On Sept. 5, the court overturned a state Bureau of Mediation Services determination that both groups of faculty share a community of interest as employees. Minnesota Academics United “rejects the division of faculty resulting from the Sept. 5 ruling,” the group said.
“Faculty are organizing for better teaching conditions for all faculty and better learning conditions for all students,” said Mary Pogatshnik, senior teaching specialist in the Department of Spanish and Portuguese. “The university administration has opposed its own employees by spending hundreds of thousands of public dollars to miscategorize instructional faculty at the state labor bureau and Court of Appeals.”
The faculty filed for an election in January 2016 to vote as a unified community of interest and form one union on the Twin Cities campus. The university’s central administration objected, delaying the vote for several months.
The Bureau of Mediation Services held in-depth hearings to determine the proper bargaining unit for the non-tenure-track positions – which make up approximately 40 percent of instructional faculty – determining all faculty should be in the same bargaining unit.
“Contingent and tenure-line faculty are resolved to continue to organize as a unified group according to how education actually takes place in the university, rather than according to the priorities and norms set by economic advantages,” said Yuichiro Onishi, associate professor, Department of African American & Studies/Program in Asian American Studies. “This struggle of academic labor to defend and ultimately expand a truly public domain of public education is a key political challenge of our time.”
The workers’ association will bring together non-tenure-track and term/tenure-track faculty.
“In order to continue working as a united faculty, MNAU chooses to form a workers’ association.
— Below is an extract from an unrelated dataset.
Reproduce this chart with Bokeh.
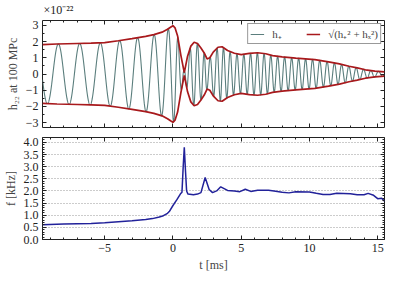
import numpy as np
from bokeh.plotting import figure
from bokeh.layouts import column
from bokeh.models import (Range1d, LinearAxis, SingleIntervalTicker, CustomJSTickFormatter,
                          Legend, LegendItem, CustomLabelingPolicy)
from bokeh.embed import file_html
from bokeh.resources import INLINE

# ---- data ----
# amplitude envelope sqrt(h+^2 + hx^2), units of 1e-22
amp_t = [-9.56, -8.5, -7.0, -6.0, -5.0, -4.0, -3.0, -2.0, -1.4, -0.8, -0.4, -0.15, 0.0, 0.15,
         0.34, 0.58, 0.83, 1.07, 1.31, 1.55, 1.8, 2.05, 2.29, 2.5, 2.7, 2.95, 3.3, 3.6, 4.0,
         4.5, 5.0, 5.6, 6.2, 6.8, 7.3, 8.0, 9.0, 10.4, 11.4, 12.2, 12.9, 13.5, 14.1, 14.8, 15.5]
amp_v = [1.81, 1.85, 1.88, 1.90, 1.93, 2.05, 2.18, 2.32, 2.43, 2.58, 2.76, 2.90, 2.98, 2.85,
         2.35, 1.15, 0.08, 1.10, 1.72, 1.96, 1.88, 1.60, 1.30, 0.93, 1.00, 1.35, 1.65, 1.68, 1.45,
         1.28, 1.20, 1.27, 1.31, 1.25, 1.13, 1.06, 0.98, 0.89, 0.75, 0.62, 0.48, 0.38, 0.26, 0.18, 0.13]

# instantaneous GW frequency [kHz]
freq_t = [-9.56, -8.0, -6.0, -5.0, -4.0, -3.0, -2.0, -1.5, -1.0, -0.7, -0.4, -0.27, 0.0, 0.3,
          0.55, 0.66, 0.75, 0.83, 0.92, 1.0, 1.1, 1.5, 1.8, 2.05, 2.36, 2.65, 2.9, 3.2, 3.5,
          4.0, 4.5, 4.9, 5.3, 5.7, 6.2, 7.0, 7.4, 8.0, 8.5, 9.0, 10.0, 10.5, 11.0, 11.5, 12.0,
          13.0, 13.5, 14.0, 14.3, 14.7, 15.0, 15.3, 15.5]
freq_v = [0.61, 0.635, 0.66, 0.69, 0.73, 0.77, 0.82, 0.86, 0.93, 0.98, 1.08, 1.15, 1.40, 1.65,
          1.88, 1.95, 3.00, 3.80, 2.80, 2.00, 1.87, 1.84, 1.87, 1.93, 2.55, 2.06, 1.93, 2.00, 2.17,
          2.02, 2.00, 1.97, 2.07, 1.98, 2.03, 2.03, 2.00, 1.95, 1.92, 1.97, 1.96, 1.90, 1.85, 1.85,
          1.90, 1.88, 1.84, 1.84, 1.90, 1.82, 1.68, 1.70, 1.58]

t_range = (-9.56, 15.5)
h_range = (-3.3, 3.3)
f_range = (0.0, 4.2)
t_min_h = 0.05   # time of the h+ minimum at the amplitude peak

# h+ derived from the read amplitude and frequency: A(t) cos(2*pi*int f dt)
t = np.linspace(t_range[0], t_range[1], 6000)
f_d = np.interp(t, freq_t, freq_v)
cyc = np.concatenate([[0.0], np.cumsum(0.5 * (f_d[1:] + f_d[:-1]) * np.diff(t))])
cyc = cyc - np.interp(t_min_h, t, cyc) + 0.5
h_plus = np.interp(t, amp_t, amp_v) * np.cos(2 * np.pi * cyc)

FONT = "Liberation Serif"
FS = "12px"
C_H = "#5b7e7d"
C_A = "#a8191c"
C_F = "#22229a"

def fmt(dec):
    return CustomJSTickFormatter(code="""
        var s = Math.abs(tick).toFixed(%d);
        return (tick < -1e-9 ? '\\u2212' : '') + s;""" % dec)

NOLABELS = CustomLabelingPolicy(code="return new Set()")

def style_axis(ax, ticker, labels=True, dec=0):
    ax.ticker = ticker
    ax.formatter = fmt(dec)
    ax.major_tick_in = 4
    ax.major_tick_out = 0
    ax.minor_tick_in = 2
    ax.minor_tick_out = 0
    ax.axis_line_color = None
    ax.major_tick_line_color = "#222222"
    ax.minor_tick_line_color = "#222222"
    ax.major_label_text_font = FONT
    ax.major_label_text_color = "#222222"
    if labels:
        ax.major_label_text_font_size = FS
        ax.major_label_standoff = 4
    else:
        ax.major_label_text_font_size = "1px"
        ax.major_label_standoff = 0
        ax.major_label_policy = NOLABELS
    ax.axis_label_text_font = FONT
    ax.axis_label_text_font_size = FS
    ax.axis_label_text_font_style = "normal"
    ax.axis_label_standoff = 3

def make_fig(h, yr, top, bottom):
    p = figure(width=393, height=h, x_range=Range1d(*t_range), y_range=Range1d(*yr),
               output_backend="svg", toolbar_location=None,
               min_border_left=41, min_border_right=9, min_border_top=top, min_border_bottom=bottom)
    p.outline_line_color = "#222222"
    p.outline_line_width = 1
    p.xgrid.visible = False
    p.ygrid.visible = False
    return p

# ---- top panel ----
p1 = make_fig(132, h_range, 20, 5)
r_hp = p1.line(t, h_plus, color=C_H, line_width=1.1)
r_up = p1.line(amp_t, amp_v, color=C_A, line_width=1.7)
p1.line(amp_t, [-v for v in amp_v], color=C_A, line_width=1.7)
style_axis(p1.xaxis[0], SingleIntervalTicker(interval=5, num_minor_ticks=5), labels=False)
style_axis(p1.yaxis[0], SingleIntervalTicker(interval=1, num_minor_ticks=2))
p1.yaxis[0].axis_label = "h\u2082\u2082 at 100 MPc"
ax = LinearAxis(); style_axis(ax, SingleIntervalTicker(interval=1, num_minor_ticks=2), labels=False)
p1.add_layout(ax, "right")
ax = LinearAxis(); style_axis(ax, SingleIntervalTicker(interval=5, num_minor_ticks=5), labels=False)
p1.add_layout(ax, "above")
p1.title.text = "\u00d710\u207b\u00b2\u00b2"
p1.title.align = "left"
p1.title.text_font = FONT
p1.title.text_font_size = "12px"
p1.title.text_font_style = "normal"
p1.title.text_color = "#222222"
p1.title.offset = 1
p1.title.standoff = 0

leg = Legend(items=[LegendItem(label="h\u208a", renderers=[r_hp]),
                    LegendItem(label="\u221a(h\u208a\u00b2 + h\u2093\u00b2)", renderers=[r_up])],
             orientation="horizontal", location="top_right",
             label_text_font=FONT, label_text_font_size="11px", label_text_line_height=1.0,
             border_line_color="#333333", border_line_width=1,
             glyph_width=14, glyph_height=8, label_height=8, padding=2,
             spacing=14, margin=3, label_standoff=8)
p1.add_layout(leg)

# ---- bottom panel ----
p2 = make_fig(142, f_range, 5, 30)
p2.line(freq_t, freq_v, color=C_F, line_width=1.5)
style_axis(p2.xaxis[0], SingleIntervalTicker(interval=5, num_minor_ticks=5))
style_axis(p2.yaxis[0], SingleIntervalTicker(interval=0.5, num_minor_ticks=5), dec=1)
p2.xaxis[0].axis_label = "t [ms]"
p2.yaxis[0].axis_label = "f [kHz]"
p2.ygrid.visible = True
p2.ygrid.ticker = SingleIntervalTicker(interval=0.5)
p2.ygrid.grid_line_color = "#999999"
p2.ygrid.grid_line_dash = "1 2"
p2.ygrid.grid_line_width = 1
ax = LinearAxis(); style_axis(ax, SingleIntervalTicker(interval=0.5, num_minor_ticks=5), labels=False)
p2.add_layout(ax, "right")
ax = LinearAxis(); style_axis(ax, SingleIntervalTicker(interval=5, num_minor_ticks=5), labels=False)
p2.add_layout(ax, "above")

layout = column(p1, p2, spacing=0)
open("out.html", "w").write(file_html(layout, INLINE))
A workers’ association is a voluntary, dues-paying organization open to faculty members at the University of Minnesota,” said Anna Kurhajec, a lecturer in the Department of American Studies.
“Partly a response to the overwhelming attacks on organized labor in the U.S., workers’ associations are revitalizing the labor movement and achieving impressive victories, including at other universities. CTUL, a worker center right here in Minneapolis, for example, has won incredible gains by pushing for and winning a $15 minimum wage in Minneapolis, guaranteed sick leave in Minneapolis and St. Paul that will help over 150,000 families, and millions in back wages that had been stolen from workers through wage theft. We are excited to now be on the leading edge of labor instead of at the mercy of legal vagaries.”